Leave out all pictures and give back precisely the lines from the line with "Output the Python" to the line with "import matplotlib.pyplot as plt", including those two lines.

§ **Material provided**:
◇ ◇ ◇

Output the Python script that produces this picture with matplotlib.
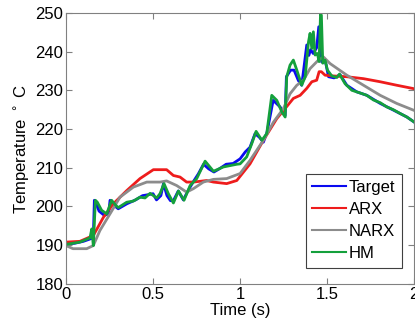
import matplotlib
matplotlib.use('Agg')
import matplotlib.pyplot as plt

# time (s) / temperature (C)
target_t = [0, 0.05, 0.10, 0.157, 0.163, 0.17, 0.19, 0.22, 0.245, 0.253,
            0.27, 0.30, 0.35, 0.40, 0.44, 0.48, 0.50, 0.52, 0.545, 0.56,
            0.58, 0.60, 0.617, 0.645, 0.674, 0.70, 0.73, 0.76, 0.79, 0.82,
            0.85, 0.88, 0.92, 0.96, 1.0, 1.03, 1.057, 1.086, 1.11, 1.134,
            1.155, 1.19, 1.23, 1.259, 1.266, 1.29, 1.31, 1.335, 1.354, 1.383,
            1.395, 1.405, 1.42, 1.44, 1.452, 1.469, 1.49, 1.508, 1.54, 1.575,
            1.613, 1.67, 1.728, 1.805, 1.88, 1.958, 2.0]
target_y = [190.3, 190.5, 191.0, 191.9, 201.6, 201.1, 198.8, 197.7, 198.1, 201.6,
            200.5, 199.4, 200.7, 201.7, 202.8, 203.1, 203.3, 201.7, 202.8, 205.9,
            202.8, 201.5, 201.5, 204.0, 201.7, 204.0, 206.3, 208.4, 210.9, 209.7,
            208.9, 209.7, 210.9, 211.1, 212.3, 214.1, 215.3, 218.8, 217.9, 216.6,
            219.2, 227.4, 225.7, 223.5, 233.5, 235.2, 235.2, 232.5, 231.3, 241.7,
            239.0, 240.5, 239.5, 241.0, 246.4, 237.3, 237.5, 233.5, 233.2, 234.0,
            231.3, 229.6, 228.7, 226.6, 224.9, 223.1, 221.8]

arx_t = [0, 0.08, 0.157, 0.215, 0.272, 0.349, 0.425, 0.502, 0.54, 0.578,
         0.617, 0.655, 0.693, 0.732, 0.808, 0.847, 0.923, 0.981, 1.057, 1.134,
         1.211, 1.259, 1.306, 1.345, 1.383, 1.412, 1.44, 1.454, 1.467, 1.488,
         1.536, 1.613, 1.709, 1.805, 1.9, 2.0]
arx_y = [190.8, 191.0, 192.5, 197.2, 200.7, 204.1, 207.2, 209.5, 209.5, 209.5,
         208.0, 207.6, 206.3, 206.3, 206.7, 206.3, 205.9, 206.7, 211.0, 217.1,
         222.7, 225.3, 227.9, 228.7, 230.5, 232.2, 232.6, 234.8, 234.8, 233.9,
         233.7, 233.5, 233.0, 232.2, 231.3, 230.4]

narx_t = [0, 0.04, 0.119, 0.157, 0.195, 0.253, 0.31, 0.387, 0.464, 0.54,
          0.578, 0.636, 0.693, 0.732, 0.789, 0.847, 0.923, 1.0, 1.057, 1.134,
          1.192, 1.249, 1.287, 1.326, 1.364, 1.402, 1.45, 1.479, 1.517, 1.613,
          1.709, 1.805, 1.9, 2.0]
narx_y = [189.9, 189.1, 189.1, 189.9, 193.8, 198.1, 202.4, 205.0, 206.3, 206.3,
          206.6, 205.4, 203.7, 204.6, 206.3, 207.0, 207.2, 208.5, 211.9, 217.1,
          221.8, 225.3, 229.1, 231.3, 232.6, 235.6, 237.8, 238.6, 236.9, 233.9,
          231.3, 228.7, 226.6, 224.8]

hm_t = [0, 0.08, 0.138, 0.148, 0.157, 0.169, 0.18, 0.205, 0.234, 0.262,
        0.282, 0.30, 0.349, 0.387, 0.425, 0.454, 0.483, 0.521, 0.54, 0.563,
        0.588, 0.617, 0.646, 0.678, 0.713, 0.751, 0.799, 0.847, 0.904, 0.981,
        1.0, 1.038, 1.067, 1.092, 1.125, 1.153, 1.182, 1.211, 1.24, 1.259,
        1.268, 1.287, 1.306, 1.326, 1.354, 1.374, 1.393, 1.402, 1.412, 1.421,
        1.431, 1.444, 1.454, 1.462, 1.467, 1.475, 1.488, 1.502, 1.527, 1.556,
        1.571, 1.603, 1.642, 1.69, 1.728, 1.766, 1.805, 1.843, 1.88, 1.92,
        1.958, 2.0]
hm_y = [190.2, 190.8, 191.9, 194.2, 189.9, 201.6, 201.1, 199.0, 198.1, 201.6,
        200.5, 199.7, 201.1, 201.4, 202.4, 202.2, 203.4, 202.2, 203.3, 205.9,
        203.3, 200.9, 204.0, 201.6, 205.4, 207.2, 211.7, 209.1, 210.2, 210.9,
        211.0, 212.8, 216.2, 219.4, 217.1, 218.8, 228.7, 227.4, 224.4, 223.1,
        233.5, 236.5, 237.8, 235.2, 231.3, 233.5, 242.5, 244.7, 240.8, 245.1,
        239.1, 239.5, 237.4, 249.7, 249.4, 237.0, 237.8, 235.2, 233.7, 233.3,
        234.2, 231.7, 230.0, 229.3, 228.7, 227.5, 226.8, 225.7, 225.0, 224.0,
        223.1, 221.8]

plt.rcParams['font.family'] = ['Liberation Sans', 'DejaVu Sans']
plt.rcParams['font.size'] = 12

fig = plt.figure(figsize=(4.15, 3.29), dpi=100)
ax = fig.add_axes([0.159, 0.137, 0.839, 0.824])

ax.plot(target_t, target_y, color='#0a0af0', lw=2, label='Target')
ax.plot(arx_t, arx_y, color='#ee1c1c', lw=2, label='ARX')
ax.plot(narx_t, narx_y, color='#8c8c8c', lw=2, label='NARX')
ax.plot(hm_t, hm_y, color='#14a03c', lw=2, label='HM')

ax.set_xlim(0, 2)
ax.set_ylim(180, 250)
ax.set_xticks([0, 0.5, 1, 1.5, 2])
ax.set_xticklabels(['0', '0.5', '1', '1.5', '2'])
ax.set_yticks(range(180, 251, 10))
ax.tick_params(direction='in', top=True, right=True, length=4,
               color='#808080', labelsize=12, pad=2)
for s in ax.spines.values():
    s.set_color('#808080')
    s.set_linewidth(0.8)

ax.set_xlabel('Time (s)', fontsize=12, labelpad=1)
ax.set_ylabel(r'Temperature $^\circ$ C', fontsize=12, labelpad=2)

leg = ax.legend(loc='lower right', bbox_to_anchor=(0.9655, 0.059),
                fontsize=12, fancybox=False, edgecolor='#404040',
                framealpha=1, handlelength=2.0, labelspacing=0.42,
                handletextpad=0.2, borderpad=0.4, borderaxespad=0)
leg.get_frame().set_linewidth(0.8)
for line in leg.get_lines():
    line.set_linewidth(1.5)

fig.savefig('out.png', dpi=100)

◇ ◇ ◇

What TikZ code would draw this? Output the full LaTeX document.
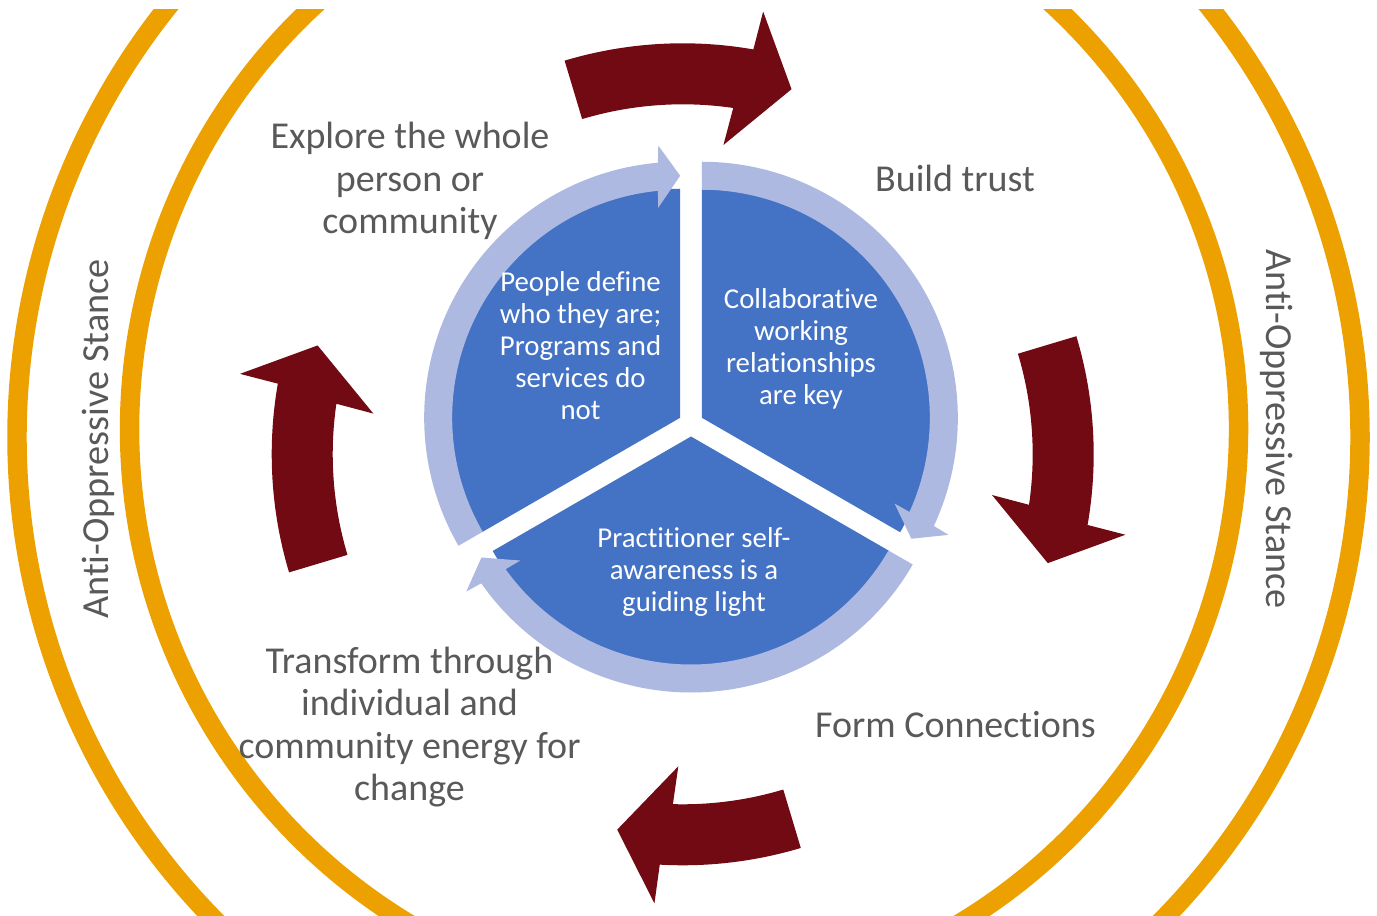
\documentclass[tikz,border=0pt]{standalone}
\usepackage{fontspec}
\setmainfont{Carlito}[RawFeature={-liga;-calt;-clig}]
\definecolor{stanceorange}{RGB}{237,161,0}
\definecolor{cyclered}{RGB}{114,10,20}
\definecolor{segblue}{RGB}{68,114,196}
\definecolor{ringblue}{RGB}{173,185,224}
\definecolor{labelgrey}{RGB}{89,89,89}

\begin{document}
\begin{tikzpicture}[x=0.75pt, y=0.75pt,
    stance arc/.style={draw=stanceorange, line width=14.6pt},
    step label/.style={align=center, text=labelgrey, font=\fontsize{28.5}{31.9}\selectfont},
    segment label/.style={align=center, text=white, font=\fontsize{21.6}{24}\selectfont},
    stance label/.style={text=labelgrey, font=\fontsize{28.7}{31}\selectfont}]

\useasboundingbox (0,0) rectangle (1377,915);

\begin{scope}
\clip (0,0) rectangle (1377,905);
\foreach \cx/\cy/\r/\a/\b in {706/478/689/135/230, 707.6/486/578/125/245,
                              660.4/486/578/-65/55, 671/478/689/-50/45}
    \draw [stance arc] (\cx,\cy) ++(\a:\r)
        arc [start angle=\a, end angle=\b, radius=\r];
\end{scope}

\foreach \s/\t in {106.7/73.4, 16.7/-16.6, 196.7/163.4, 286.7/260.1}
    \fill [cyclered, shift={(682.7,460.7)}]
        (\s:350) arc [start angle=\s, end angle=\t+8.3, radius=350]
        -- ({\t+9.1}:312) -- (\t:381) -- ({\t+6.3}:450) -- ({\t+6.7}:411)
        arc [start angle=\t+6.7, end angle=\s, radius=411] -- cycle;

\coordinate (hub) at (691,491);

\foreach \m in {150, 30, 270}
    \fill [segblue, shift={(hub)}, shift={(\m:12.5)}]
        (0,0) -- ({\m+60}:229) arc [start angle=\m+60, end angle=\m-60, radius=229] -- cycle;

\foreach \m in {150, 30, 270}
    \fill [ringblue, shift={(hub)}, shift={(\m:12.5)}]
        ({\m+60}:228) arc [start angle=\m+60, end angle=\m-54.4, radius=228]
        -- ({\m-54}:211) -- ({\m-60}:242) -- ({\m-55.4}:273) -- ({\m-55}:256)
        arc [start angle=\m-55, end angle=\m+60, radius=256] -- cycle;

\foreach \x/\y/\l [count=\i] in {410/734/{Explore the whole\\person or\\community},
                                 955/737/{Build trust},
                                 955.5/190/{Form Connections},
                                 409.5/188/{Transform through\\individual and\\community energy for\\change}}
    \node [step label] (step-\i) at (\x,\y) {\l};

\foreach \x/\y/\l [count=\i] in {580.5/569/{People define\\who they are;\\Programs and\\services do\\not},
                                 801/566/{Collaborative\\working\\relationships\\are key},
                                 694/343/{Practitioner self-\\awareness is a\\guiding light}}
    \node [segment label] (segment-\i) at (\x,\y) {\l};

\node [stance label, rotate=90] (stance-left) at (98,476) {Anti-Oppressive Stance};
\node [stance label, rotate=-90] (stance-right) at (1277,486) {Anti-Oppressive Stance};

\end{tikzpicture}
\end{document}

◇ ◇ ◇

§ **Result of the exercise**:
Output the Python script that produces this picture with matplotlib.
import matplotlib
matplotlib.use('Agg')
import matplotlib.pyplot as plt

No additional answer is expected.